[Charts and diagrams as code]
________

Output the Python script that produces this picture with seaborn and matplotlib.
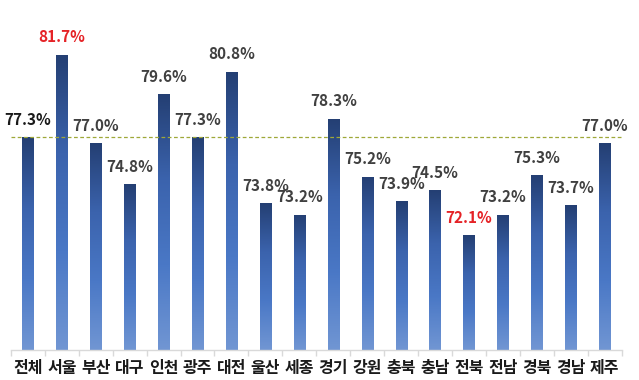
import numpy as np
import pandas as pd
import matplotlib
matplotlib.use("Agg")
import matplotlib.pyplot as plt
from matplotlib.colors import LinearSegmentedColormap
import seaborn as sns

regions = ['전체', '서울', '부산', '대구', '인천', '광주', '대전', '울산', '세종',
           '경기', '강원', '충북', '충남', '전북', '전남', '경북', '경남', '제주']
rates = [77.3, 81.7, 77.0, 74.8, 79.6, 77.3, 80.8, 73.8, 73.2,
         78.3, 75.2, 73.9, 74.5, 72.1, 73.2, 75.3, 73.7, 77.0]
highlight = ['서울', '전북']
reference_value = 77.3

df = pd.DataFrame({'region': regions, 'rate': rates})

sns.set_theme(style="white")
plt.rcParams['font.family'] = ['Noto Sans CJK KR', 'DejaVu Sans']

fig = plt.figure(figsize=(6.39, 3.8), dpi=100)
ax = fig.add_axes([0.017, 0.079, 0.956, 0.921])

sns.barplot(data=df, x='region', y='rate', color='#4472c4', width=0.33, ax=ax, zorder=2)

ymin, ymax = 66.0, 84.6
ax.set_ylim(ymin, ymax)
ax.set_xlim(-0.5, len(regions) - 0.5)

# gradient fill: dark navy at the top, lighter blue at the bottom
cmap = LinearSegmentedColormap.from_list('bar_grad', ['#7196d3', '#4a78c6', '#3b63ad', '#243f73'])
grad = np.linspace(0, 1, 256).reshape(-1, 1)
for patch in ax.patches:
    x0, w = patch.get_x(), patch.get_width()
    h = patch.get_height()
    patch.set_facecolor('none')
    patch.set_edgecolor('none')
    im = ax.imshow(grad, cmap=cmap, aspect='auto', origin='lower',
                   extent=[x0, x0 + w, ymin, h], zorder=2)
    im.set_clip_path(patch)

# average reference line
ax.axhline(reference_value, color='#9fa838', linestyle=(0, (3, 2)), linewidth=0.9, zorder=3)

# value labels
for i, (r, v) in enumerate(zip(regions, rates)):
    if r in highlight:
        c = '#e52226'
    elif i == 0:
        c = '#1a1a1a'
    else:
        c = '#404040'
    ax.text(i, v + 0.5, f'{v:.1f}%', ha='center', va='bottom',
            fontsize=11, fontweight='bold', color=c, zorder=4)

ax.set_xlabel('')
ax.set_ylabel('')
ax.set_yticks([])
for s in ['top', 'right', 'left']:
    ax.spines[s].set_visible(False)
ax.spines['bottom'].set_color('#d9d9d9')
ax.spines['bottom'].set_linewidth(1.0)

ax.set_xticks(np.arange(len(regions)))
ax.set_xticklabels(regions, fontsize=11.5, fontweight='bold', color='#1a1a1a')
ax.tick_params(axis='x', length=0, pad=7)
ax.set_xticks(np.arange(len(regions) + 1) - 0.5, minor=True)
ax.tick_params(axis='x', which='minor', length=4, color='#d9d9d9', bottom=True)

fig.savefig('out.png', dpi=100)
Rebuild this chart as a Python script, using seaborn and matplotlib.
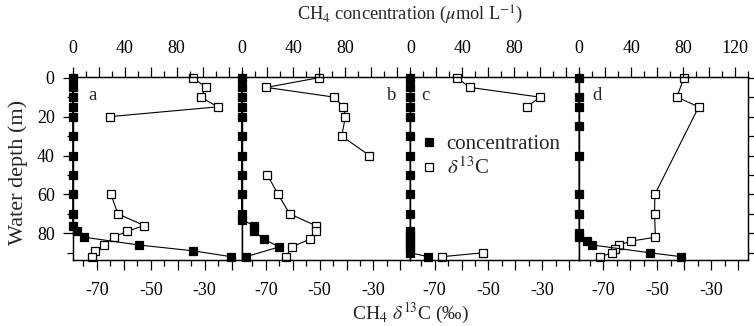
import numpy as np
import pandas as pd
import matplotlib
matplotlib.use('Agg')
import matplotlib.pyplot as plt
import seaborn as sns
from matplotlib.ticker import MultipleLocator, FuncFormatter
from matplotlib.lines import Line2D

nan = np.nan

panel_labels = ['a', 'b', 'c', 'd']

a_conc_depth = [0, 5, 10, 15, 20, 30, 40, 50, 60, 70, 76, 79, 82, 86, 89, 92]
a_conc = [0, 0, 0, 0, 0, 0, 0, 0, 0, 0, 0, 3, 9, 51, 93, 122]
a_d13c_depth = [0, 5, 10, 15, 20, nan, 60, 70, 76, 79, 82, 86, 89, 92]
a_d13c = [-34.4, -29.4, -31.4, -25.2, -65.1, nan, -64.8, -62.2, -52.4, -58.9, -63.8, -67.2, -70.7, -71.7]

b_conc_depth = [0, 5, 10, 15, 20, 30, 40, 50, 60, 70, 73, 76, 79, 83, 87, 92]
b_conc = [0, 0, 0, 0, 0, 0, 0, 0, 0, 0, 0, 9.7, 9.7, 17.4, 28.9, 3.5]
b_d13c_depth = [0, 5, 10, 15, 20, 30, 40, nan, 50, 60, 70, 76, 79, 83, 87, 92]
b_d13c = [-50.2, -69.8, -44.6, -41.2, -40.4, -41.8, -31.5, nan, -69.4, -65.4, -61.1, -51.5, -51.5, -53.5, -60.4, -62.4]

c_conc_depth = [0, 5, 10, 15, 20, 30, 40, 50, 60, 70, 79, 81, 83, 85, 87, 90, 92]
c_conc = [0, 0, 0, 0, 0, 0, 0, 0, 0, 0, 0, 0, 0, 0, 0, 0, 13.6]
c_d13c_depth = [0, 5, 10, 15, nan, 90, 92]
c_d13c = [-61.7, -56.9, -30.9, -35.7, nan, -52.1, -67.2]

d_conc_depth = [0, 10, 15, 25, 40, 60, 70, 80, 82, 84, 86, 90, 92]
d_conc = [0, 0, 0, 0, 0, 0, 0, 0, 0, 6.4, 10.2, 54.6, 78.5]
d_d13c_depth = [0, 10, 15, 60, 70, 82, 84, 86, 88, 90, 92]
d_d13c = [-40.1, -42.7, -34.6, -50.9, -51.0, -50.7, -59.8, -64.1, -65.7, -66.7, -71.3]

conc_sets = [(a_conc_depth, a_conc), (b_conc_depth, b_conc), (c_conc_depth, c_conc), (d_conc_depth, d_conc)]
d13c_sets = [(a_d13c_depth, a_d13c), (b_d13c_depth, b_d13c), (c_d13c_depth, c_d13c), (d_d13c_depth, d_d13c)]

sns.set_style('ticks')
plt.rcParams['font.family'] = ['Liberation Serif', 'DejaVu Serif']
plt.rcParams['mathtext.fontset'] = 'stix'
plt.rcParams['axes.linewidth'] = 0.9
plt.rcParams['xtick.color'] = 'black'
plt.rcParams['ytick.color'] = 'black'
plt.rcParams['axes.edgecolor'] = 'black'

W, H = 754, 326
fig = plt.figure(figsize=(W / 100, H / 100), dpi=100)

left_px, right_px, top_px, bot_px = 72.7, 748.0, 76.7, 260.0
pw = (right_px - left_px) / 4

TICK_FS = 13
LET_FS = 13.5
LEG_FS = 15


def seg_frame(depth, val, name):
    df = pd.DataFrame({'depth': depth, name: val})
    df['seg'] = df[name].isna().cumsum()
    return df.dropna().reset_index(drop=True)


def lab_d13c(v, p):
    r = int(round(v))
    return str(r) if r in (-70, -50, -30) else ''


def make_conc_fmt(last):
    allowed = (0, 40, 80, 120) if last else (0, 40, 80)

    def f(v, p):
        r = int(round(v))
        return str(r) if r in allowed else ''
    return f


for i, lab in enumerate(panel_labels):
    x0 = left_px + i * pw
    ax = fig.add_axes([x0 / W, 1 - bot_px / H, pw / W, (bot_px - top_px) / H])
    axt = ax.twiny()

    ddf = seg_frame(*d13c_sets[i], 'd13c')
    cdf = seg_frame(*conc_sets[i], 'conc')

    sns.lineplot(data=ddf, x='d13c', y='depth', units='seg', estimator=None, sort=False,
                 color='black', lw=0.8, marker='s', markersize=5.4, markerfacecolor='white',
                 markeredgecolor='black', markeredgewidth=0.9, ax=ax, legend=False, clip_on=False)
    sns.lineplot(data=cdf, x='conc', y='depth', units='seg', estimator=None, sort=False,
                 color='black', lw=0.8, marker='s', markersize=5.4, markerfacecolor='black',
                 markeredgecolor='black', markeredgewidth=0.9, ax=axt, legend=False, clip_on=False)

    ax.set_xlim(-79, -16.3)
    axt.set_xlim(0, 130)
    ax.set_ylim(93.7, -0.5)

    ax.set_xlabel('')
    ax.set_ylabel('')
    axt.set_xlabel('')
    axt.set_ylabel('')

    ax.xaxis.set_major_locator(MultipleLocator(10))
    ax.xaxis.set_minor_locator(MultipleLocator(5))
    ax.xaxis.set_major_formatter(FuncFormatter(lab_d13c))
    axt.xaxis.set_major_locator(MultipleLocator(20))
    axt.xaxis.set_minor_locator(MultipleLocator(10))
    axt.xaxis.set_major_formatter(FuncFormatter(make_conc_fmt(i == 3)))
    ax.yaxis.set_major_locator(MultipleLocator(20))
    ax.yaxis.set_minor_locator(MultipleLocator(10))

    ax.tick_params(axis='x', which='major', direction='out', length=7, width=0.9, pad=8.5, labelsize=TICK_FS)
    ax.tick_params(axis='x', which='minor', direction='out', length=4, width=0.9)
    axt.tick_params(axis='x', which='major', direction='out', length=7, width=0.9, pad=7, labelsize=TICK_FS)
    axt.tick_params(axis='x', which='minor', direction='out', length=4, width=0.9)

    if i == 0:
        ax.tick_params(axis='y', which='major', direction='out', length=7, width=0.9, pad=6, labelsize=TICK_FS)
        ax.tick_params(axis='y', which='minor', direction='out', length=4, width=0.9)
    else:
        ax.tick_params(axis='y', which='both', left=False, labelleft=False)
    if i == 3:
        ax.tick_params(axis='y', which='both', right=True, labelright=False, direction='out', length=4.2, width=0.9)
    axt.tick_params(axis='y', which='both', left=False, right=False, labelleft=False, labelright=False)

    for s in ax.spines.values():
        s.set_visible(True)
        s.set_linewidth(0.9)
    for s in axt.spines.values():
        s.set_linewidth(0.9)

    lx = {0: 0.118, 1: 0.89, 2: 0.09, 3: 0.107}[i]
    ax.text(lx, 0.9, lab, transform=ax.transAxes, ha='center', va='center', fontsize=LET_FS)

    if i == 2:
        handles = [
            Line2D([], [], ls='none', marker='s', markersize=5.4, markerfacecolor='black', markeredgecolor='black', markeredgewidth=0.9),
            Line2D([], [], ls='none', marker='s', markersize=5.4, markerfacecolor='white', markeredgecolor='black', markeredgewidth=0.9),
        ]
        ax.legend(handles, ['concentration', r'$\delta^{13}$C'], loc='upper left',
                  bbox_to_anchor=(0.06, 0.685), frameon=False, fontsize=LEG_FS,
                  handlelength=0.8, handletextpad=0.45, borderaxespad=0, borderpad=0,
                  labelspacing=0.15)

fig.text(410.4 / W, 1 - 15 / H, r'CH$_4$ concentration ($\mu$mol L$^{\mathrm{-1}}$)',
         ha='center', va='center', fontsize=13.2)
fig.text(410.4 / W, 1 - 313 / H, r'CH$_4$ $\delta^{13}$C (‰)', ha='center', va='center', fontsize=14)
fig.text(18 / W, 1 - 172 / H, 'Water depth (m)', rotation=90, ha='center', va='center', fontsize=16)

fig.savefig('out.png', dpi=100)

________

* WORK INSTRUCTIONS *
From the records above, copy every line that holds the word "Python".

* THE OUTPUT *
Output the Python script that produces this picture with seaborn and matplotlib.
Rebuild this chart as a Python script, using seaborn and matplotlib.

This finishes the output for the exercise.